June 24-26, 2024 | Paris, France

June 24 -26, 2024 | Paris, France
Infection 2024

Tsegaye Alemayehu

Speaker at World Congress on Infectious Diseases 2024 - Tsegaye Alemayehu
School of Medical Laboratory Science, Ethiopia
Title : Metallo-ß- lactamase resistance gram negative bacteria from a clinical specimen in Sidama, Ethiopia


Background: Metallo-beta lactamase resistance is one of the carbapenem resistances that worsen the world nowadays. A new variant of carbapenem-resistant has only limited reports from Africa including Ethiopia. This study aimed to determine Metallo -ß- lactamase resistance Gram-negative bacteria in Hawassa University Comprehensive Specialized Hospital January–June 2023.

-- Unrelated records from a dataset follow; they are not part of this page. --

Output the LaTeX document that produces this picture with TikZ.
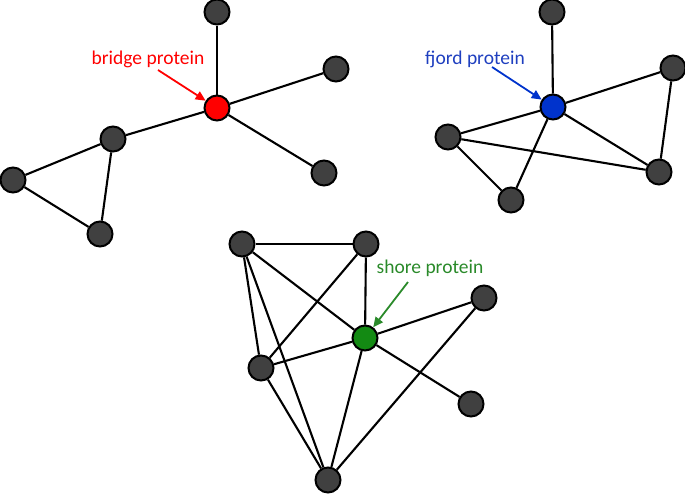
\documentclass[tikz,border=0pt]{standalone}
\usepackage{fontspec}
\setmainfont{Carlito}
\usetikzlibrary{arrows.meta}
\definecolor{nodegray}{HTML}{404040}
\definecolor{bridgered}{HTML}{FF0000}
\definecolor{fjordblue}{HTML}{0033CC}
\definecolor{shoregreen}{HTML}{138A13}
\definecolor{labelblue}{HTML}{1F3FBF}
\definecolor{labelgreen}{HTML}{2A8A2A}
\begin{document}
\begin{tikzpicture}[
  x=1pt, y=-1pt,
  prot/.style={circle, draw=black, line width=2pt, fill=#1, minimum size=25pt, inner sep=0pt},
  prot/.default={nodegray},
  link/.style={line width=2.1pt},
  lbl/.style={font=\fontsize{19.5}{23}\selectfont, text=#1},
  arr/.style={-{Triangle[length=10pt,width=9pt]}, line width=1.8pt, #1}
]
  \useasboundingbox (0,0) rectangle (685,493);

  % Bridge
  \node[prot=bridgered] (br) at (217, 108) {};
  \node[prot] (b1) at (217, 12) {};
  \node[prot] (b2) at (336, 69) {};
  \node[prot] (b3) at (324, 173) {};
  \node[prot] (b4) at (113, 139) {};
  \node[prot] (b5) at (13, 180) {};
  \node[prot] (b6) at (100, 234) {};
  \draw[link] (br) -- (b1);
  \draw[link] (br) -- (b2);
  \draw[link] (br) -- (b3);
  \draw[link] (br) -- (b4);
  \draw[link] (b4) -- (b5);
  \draw[link] (b4) -- (b6);
  \draw[link] (b5) -- (b6);
  \node[lbl=bridgered] (brl) at (148, 59) {bridge protein};
  \draw[arr=bridgered] (158, 70) -- (br);

  % Fjord
  \node[prot=fjordblue] (fj) at (553, 107) {};
  \node[prot] (f1) at (552, 12) {};
  \node[prot] (f2) at (673, 68) {};
  \node[prot] (f3) at (659, 172) {};
  \node[prot] (f4) at (448, 137) {};
  \node[prot] (f5) at (511, 200) {};
  \draw[link] (fj) -- (f1);
  \draw[link] (fj) -- (f2);
  \draw[link] (fj) -- (f3);
  \draw[link] (fj) -- (f4);
  \draw[link] (fj) -- (f5);
  \draw[link] (f2) -- (f3);
  \draw[link] (f4) -- (f3);
  \draw[link] (f4) -- (f5);
  \node[lbl=labelblue] (fjl) at (475, 59) {fjord protein};
  \draw[arr=fjordblue] (492, 67) -- (fj);

  % Shore
  \node[prot=shoregreen] (sh) at (365, 338) {};
  \node[prot] (s1) at (242, 244) {};
  \node[prot] (s2) at (366, 244) {};
  \node[prot] (s3) at (484, 298) {};
  \node[prot] (s4) at (471, 404) {};
  \node[prot] (s5) at (261, 368) {};
  \node[prot] (s6) at (328, 480) {};
  \draw[link] (s1) -- (s2);
  \draw[link] (s1) -- (sh);
  \draw[link] (s1) -- (s5);
  \draw[link] (s1) -- (s6);
  \draw[link] (s2) -- (s5);
  \draw[link] (s2) -- (sh);
  \draw[link] (sh) -- (s5);
  \draw[link] (sh) -- (s3);
  \draw[link] (sh) -- (s4);
  \draw[link] (sh) -- (s6);
  \draw[link] (s5) -- (s6);
  \draw[link] (s3) -- (s6);
  \node[lbl=labelgreen] (shl) at (430, 268) {shore protein};
  \draw[arr=labelgreen] (408, 282) -- (sh);
\end{tikzpicture}
\end{document}
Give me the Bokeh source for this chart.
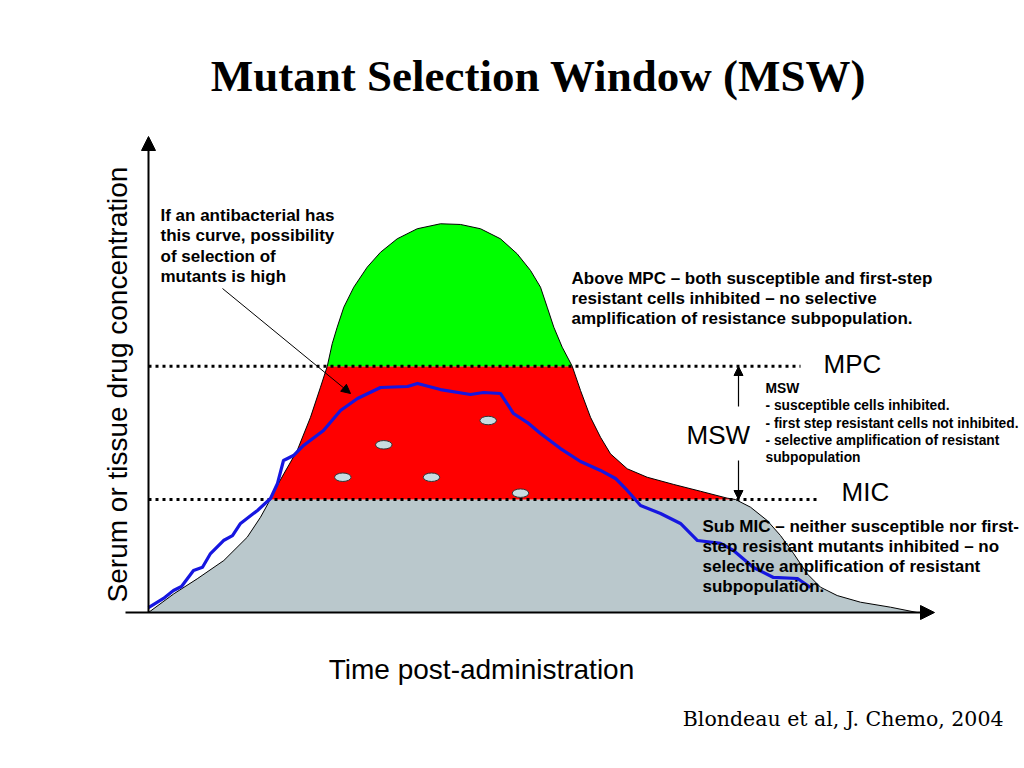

Method: a cross-sectional study was conducted in which consecutive patients infected with Gram-negative bacteria were included in the study. A structured questionnaire was used to collect the data with oriented nurses if the patients/or caregivers gave consent to participate in the study. Clinical specimens were processed based on the standard operating procedure of the Microbiology laboratory and Clinical laboratory standard institute guidelines.  Statistical Software for Social Science (SPSS) version 21 was used for data entry and analysis. Descriptive statistics and logistic regression were used to interpret the data. The odds ratio at 95% confidence interval (CI) and p-value < 0.05 were taken as a statistically significant association.

Result: Our study included 153 isolates from different specimens, 83 (54.2 %) were from male patients and 70 (45.8 %) were from females. K. pneumonia was the predominant 43, followed by E. coli 32, Acinetobacter spp 25, Pseudomonas spp 15, E. agglomerus 9, K. ozaenae 6, E. cloacae 5, K. oxytoca 4,( K. rhinoscleromatis, P. mirabilis and M. morganii) 3, P. stuartii 2 and (Citrobacter spp & P. vulgaris) 1. The rates of multi, extensive and pan-drug resistance bacteria accounted for 83.7%, 50.3%, and 17.0%, respectively. Carbapenem resistance was 21 (13.7%), of this 7.2 % were Enterobacteriaceae, 5.2 % were Acetinobacter spp. and 1.3 % Pseudomonas spp. Metallo-beta-lactamase was 17 (11.1%), of this, Enterobacteriaceae were 9(5.9%), Acetinobacter spp. 7(4.6%), and Pseudomonas spp. 1(0.7%). There were no variables statistically significantly associated with metallo-beta-lactamase-resistant

Conclusion: Our study revealed that Metallo-beta-lactamase resistance was circulating in the study area. There was a high rate of carbapenem resistance, multi, extensive and pan-drug resistance. Therefore, a measure should be taken to alleviate the emerging threat that leaves the patients without the option of treatment.